Given task:
Check every line for the word "this" and give the number of lines where it occurs, nothing else.
# Data supplied start
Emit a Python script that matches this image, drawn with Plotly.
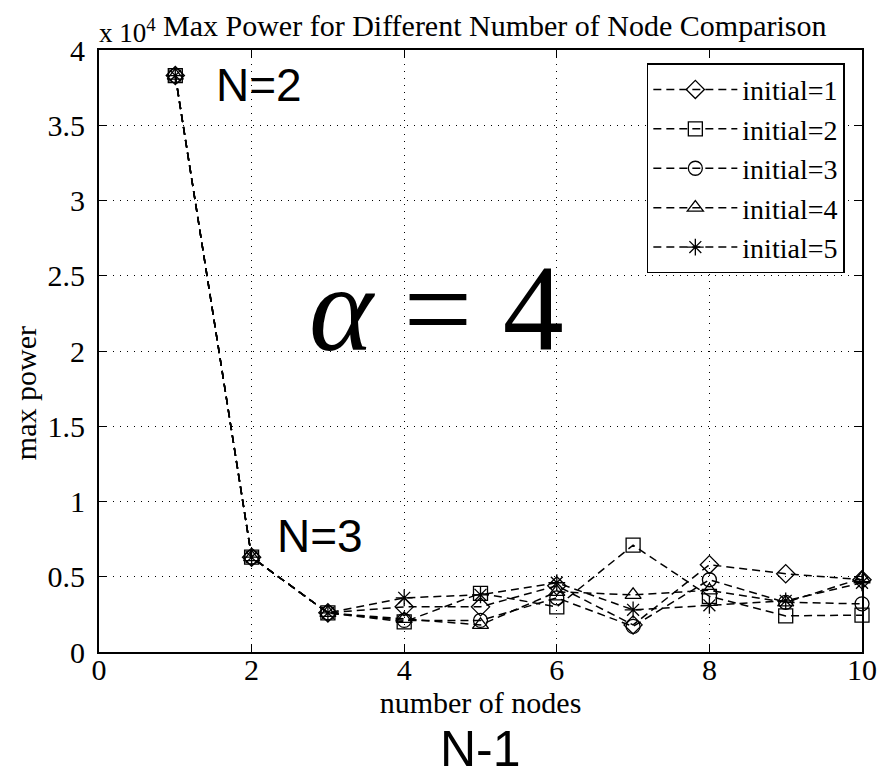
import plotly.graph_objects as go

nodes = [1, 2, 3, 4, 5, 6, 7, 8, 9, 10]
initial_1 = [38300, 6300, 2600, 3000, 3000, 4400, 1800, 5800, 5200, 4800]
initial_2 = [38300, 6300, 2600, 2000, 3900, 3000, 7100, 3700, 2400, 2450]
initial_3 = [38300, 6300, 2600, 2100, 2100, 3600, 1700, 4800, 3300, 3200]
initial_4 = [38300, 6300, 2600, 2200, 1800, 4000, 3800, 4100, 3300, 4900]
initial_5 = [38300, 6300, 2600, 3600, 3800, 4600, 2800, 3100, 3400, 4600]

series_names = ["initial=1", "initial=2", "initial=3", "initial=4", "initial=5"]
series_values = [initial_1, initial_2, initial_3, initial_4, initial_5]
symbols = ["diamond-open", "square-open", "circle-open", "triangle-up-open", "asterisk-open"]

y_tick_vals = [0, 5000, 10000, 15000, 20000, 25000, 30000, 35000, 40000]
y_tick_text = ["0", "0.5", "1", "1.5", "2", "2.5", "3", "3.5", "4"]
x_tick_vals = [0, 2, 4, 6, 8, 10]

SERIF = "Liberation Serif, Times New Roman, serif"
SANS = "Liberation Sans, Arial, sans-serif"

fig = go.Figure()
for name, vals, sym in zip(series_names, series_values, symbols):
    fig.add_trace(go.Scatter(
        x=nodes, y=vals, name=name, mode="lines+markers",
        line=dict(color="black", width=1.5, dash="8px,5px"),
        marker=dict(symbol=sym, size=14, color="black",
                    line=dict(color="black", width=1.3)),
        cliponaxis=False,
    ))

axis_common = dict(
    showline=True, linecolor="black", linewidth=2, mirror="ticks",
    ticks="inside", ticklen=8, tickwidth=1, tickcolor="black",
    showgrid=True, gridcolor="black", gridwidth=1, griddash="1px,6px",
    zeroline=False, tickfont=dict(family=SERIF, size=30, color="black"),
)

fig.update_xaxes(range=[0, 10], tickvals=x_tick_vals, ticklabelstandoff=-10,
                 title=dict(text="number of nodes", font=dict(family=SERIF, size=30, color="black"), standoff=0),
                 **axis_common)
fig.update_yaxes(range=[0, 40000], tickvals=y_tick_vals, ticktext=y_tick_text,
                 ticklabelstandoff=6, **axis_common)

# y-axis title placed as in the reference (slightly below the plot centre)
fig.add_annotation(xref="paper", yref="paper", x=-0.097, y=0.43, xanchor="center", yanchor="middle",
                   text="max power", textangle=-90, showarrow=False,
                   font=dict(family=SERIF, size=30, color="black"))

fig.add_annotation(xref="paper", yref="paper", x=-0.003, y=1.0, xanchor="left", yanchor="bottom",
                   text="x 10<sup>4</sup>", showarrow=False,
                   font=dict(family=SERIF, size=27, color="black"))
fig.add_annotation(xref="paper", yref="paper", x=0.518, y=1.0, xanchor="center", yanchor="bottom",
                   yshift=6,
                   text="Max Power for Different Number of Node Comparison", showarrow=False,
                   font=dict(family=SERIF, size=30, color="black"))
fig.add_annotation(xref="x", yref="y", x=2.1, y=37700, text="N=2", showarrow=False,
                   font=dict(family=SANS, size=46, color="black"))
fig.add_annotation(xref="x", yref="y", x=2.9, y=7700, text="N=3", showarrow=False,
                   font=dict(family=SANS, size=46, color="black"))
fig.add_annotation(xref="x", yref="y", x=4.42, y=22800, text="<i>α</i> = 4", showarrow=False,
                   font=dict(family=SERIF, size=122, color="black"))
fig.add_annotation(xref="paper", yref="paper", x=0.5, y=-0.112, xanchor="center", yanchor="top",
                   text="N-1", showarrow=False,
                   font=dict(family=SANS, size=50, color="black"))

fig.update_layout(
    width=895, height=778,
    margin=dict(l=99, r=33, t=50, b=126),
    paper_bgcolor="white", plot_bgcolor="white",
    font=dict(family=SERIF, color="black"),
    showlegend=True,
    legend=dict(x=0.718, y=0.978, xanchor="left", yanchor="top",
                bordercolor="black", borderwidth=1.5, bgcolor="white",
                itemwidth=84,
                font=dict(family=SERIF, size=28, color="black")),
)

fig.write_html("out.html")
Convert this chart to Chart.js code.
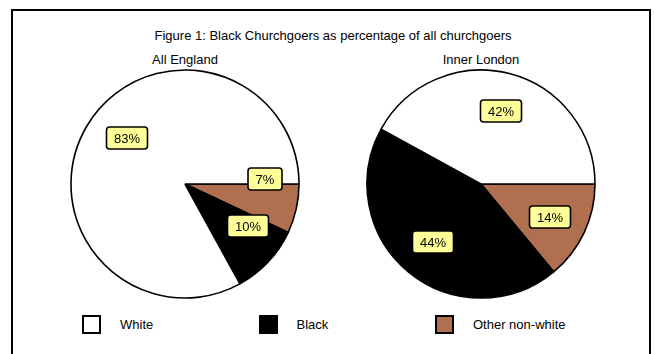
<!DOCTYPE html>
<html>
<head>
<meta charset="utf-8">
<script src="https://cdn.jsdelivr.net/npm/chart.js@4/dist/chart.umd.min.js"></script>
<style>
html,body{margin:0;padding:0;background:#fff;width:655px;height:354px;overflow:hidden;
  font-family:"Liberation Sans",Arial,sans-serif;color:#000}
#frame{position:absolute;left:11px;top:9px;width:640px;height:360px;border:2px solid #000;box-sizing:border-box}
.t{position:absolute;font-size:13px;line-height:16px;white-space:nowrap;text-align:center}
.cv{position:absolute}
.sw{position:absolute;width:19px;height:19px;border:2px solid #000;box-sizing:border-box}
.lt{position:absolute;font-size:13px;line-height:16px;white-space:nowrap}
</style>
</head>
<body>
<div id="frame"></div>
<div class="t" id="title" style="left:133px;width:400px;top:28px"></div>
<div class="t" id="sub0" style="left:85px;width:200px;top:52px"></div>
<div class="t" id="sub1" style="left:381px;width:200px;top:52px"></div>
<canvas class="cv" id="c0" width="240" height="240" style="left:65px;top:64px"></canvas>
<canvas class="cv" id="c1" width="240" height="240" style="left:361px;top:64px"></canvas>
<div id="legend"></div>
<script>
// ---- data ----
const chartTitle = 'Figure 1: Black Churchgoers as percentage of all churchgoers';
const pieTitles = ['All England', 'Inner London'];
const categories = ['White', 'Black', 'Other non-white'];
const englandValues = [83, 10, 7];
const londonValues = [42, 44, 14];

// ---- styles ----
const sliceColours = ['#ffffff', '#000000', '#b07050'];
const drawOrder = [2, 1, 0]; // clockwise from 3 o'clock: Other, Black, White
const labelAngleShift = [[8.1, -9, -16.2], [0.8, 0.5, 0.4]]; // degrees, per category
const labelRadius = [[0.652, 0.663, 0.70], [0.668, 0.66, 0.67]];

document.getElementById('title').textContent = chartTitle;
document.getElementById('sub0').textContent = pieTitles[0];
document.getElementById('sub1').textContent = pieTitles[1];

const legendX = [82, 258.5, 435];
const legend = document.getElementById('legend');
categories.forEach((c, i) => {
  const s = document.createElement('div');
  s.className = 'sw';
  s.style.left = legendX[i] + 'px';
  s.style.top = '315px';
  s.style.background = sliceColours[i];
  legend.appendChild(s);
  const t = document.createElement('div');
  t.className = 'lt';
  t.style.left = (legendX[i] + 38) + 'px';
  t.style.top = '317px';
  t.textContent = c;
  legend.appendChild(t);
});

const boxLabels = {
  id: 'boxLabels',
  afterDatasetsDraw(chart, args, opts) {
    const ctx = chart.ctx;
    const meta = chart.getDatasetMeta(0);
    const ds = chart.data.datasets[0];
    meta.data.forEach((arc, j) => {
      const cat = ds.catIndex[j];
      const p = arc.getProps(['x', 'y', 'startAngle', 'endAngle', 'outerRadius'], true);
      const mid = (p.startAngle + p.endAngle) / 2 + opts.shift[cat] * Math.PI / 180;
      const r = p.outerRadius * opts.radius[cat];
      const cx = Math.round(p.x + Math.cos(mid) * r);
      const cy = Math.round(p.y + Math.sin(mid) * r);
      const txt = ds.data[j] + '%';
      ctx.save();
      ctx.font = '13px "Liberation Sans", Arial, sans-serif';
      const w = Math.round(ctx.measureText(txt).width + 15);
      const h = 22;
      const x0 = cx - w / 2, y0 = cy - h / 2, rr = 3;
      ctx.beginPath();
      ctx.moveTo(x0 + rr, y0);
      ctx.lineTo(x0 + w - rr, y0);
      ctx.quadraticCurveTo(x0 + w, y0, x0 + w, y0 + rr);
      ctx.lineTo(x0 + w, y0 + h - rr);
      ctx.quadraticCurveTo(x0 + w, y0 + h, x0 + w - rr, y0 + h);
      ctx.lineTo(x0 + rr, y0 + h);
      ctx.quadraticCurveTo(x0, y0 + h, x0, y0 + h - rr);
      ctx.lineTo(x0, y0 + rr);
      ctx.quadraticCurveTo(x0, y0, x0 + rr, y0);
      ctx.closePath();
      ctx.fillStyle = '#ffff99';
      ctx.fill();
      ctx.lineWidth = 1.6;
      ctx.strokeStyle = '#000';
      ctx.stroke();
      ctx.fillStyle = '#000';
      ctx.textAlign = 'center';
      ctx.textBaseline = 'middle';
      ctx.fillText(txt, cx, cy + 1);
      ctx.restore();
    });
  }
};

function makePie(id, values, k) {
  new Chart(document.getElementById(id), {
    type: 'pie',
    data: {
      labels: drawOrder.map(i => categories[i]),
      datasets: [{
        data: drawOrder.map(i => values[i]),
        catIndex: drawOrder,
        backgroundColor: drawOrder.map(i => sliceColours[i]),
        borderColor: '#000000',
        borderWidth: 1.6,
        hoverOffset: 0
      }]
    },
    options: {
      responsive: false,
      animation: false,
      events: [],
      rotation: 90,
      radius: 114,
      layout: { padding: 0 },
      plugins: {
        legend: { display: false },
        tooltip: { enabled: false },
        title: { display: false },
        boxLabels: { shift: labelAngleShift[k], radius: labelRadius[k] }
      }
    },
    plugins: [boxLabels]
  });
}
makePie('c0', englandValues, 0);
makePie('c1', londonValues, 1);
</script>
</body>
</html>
# Data supplied end
Answer to the problem:
2